Lexington Islamic leader pleads guilty to money laundering, conspiracy to kidnapping
A Lexington Islamic leader who was accused last year in connection with an alleged murder-for-hire plot pleaded guilty Monday to some of the charges against him.
Mahmoud Shaker Shalash pleaded guilty in federal court to conspiring with at least one other person to kidnap someone, according to court records. He also pleaded guilty to two counts of money laundering, according to court records.
Shalash, the former imam of the Islamic Center of Lexington, was also accused of being involved in a murder-for-hire conspiracy. That count was dismissed as part of the plea agreement, according to court records. He has not been associated with the Islamic Center since May 2019, according to the center.
While Shalash could have faced life in prison in the case, the plea agreement recommends that he be sentenced to four years and three months in prison, five years of supervision upon release and a fine of $20,000. Restitution is not expected to be applied in the case because the accused were “apprehended before members of the conspiracy could harm the victim,” according to the plea agreement.
Shalash is scheduled to be sentenced June 18.
Shalash was charged alongside two others, Abdul Hadi and a man known as John Sadiqullah, though his actual first name is unknown. Hadi and Sadiqullah remain scheduled for trial on Feb. 3, according to court records.
The charges centered around a series of recorded conversations and meetings involving Shalash, Hadi and Sadiqullah in which an informant offered to kidnap and do physical harm to someone who owed the men money, according to court records and testimony at court hearings.
The first meetings with the informant involved the money laundering allegations.
In 2017, Shalash met with a man who said he was running a “business” involving theft, storage, transportation and selling of items that “traveled in foreign and interstate commerce,” according to the plea agreement.

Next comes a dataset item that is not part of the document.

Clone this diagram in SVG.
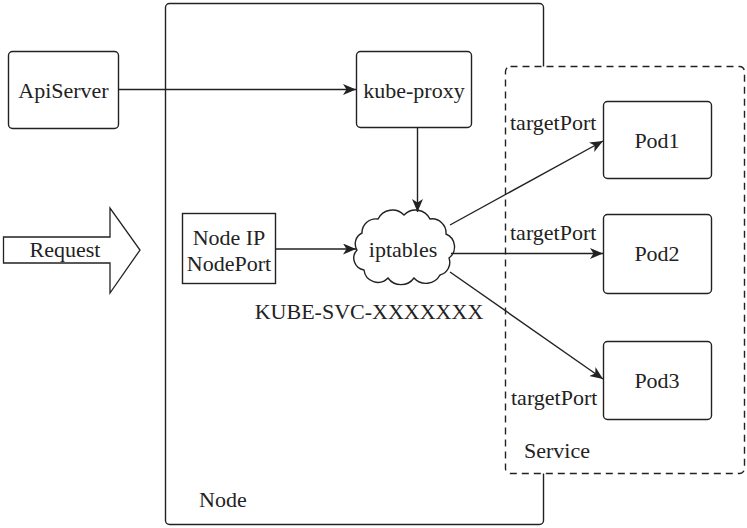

The man, who was a law enforcement informant, told Shalash that he needed a “bank” that could launder some of his income.
In February of 2019, the informant delivered $50,000 in cash to Shalash, according to the plea agreement. The informant agreed that Shalash could keep $10,000 as a fee, and Shalash wrote a check for $40,000 to a construction company specified by the informant.
A similar transaction happened between the informant and Shalash in March of 2019, according to the plea agreement.
Also in March of 2019, Shalash told the informant about a person who he thought owed him money, according to the plea agreement. The informant told Shalash that he would be willing to confront and hurt the person in order to collect the debt.
As time went on, Shalash told the informant that someone identified in court records only as “L.E.” owed money to Shalash and a group of others, including Hadi and Sadiqullah, according to the plea agreement.
Shalash told the informant that if Hadi and Sadiqullah “get ahold of [L.E.], they’ll kill him,” according to the plea agreement.
During a meeting, Shalash and the others discussed an agreement to pay the informant to kidnap and harm L.E., according to the plea agreement.
Shalash was accused of further facilitating the proposed kidnapping by sending the informant the victim’s picture and telephone number.
Federal prosecutors said in a recent motion that they’d received new information from a witness about an alleged threat by Hadi.
Hadi allegedly offered to pay $10,000 in early 2019 to a person identified only as K.S. to retrieve money the victim in the case, L.E., owed Hadi, according to the motion.
K.S. turned down the offer.
However, Hadi allegedly later sent a message, referring to the victim, that said, “Hadi will cut his eyes out, find him, F him, teach him a lesson,” according to the prosecution motion.
Prosecutors want to use the information against Hadi at the trial.